Piston seals typically last for 2,000 to 8,000 hours of use, but the lifespan varies based on several conditions. For example, piston seals may wear out faster if your air compressor is in a humid environment with poor ventilation. Simply replace the piston seals if they are corroded or won’t fit tight so your air compressor will build pressure as usual.

3. Faulty Gaskets

Like piston seals, faulty gaskets can explain why your air compressor doesn’t build pressure. These seals are typically made of durable materials like Teflon and rubber, but they can still go bad. Gaskets seal the joints between the components of an air compressor.

Air can leak when the gaskets wear out, and the air pressure won’t build. High-end air compressor gaskets typically cost $50 or more, and it’s worth the cost to invest in gaskets made of premium materials. Simply replace faulty gaskets and inspect them for corrosion if your air compressor doesn’t build pressure.

4. Damaged Intake Valve

The intake valve is one of the most important components of an air compressor. This part controls the airflow and pressure, but it’s also quite susceptible to damage from excessive pressure and moisture. It’s easy to accidentally damage an intake valve if you cover it with another piece of equipment.

You must remove the intake port filter to see if the intake valve is damaged. Air will blow out of the intake port filter if the intake valve is damaged. Intake valve replacement kits typically cost $300 or more, but the valves themselves only cost $12 to $25 in many cases.  

5. Broken Pressure Pump Valve

The pressure pump valve controls how well your air compressor builds pressure. If it doesn’t build pressure, there’s a good chance that your air compressor has a broken pressure pump valve. Pressure pump valves often last just as long as the air compressors themselves, but they can break after a few years if you use the machine a lot.

Pay attention to the maximum air pressure level on your compressor. If the air pressure is lower than the maximum level and it doesn’t build pressure, that’s a sign the pressure pump valve is broken. You can manually replace this part, but it’s also worthwhile visiting a repair shop that specializes in air compressors if you don’t have much experience with them.

6. Worn Belt Drive

Many air compressors feature belt drives. Belt-drive air compressors are quite popular because they don’t run as loud as other types of compressors. The belt runs between the pump and the motor, and they can wear out over time.

When the belt wears out, pressure doesn’t build within your air compressor, and it essentially becomes useless. It’s just as important to check the belt each day as it is to check the oil filter in your air compressor. Luckily, you can replace the belt in an air compressor for just $8 to $20, so it’s not a big deal if it wears out.

7. Problematic Capacitator

If your air compressor runs but doesn’t build pressure, it may have nothing to do with the tank or inlet valve. The lack of pressure could simply be because the capacitator is damaged. Capacitators help the motor in an air compressor do its job.

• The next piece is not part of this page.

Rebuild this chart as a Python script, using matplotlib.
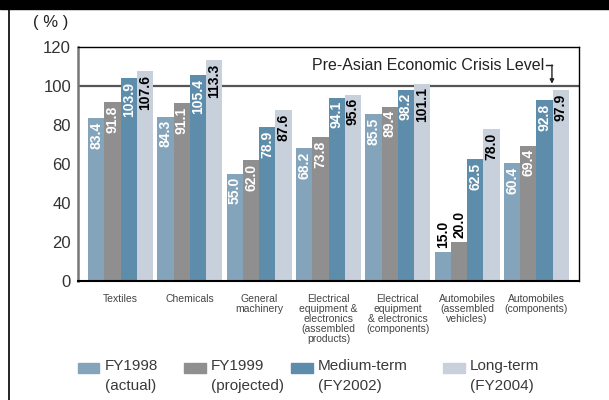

This part can wear out over time from excessive use, lack of maintenance, overheating, and environmental conditions. For example, air compressors in hot and humid environments are more susceptible to corrosion and damage. This can affect everything from the capacitator to the pressure pump valve.

The breakers in your air compressor can trip if the capacitator is damaged or broken. Pressure doesn’t build when the breakers trip and you can’t use your air compressor. Turn off your air compressor, unplug it, let it cool down, and inspect the capacitator. That way, you can safely check for damage and replace the capacitator if you must.

8. Your Air Compressor is Overheated

Air compressors can overheat just like any piece of equipment. This can happen if you block the intake valve or simply place the air compressor in a hot and humid environment. An air compressor can run but doesn’t build pressure in overly hot environments, especially if the vents are clogged.

Never place your air compressor in a position where the vents are covered. Not only will this stop the compressor from building pressure, but it will also cause it to overheat. It’s also important to check the condenser coils on your air compressor because the machine can overheat if they become clogged.

9. Old Air Compressor

Air compressors have a long lifespan, and that makes them among the most reliable pieces of equipment. That said, nothing lasts forever, and even air compressors can wear out over time. You may simply need to replace your air compressor if it runs but doesn’t build pressure.

Air compressors can last 25 years or longer, but it ultimately depends on how well you take care of them. An air compressor can fail and wear out in as little as 5 years if you don’t maintain it. Check the oil levels daily, clean the filter, and make sure you don’t cover the air intake.

This will ensure that your air compressor lasts as long as possible. Industrial air compressors cost between $3,000 and $65,000, so it’s a great idea to take care of it so you don’t have to replace it for several decades.

How Fast Should an Air Compressor Build Pressure?

An air compressor can typically build pressure within 2 to 5 minutes. However, it ultimately varies between brands, air compressors, and the size of the tank. It takes longer to build pressure within a large tank than a small one.

For example, a 60-gallon air compressor can build pressure within 5 minutes, whereas a 20-gallon air compressor can build pressure within 20 minutes. Older air compressors won’t build pressure as quickly, especially if there’s a problem with the gaskets, filters, or valves.

So, Why Does My Compressor Run but No Air Pressure?

Check the filter if your air compressor runs but doesn’t build pressure. Clogged filters, worn piston seals, and faulty gaskets can cause air leaks which will stop your air compressor from building pressure. Your air compressor may run but won’t build pressure if the capacitator or belt drive is worn. Keep up with maintenance, inspect the pressure pump valve, and change the oil at least once per year to maintain consistent pressure.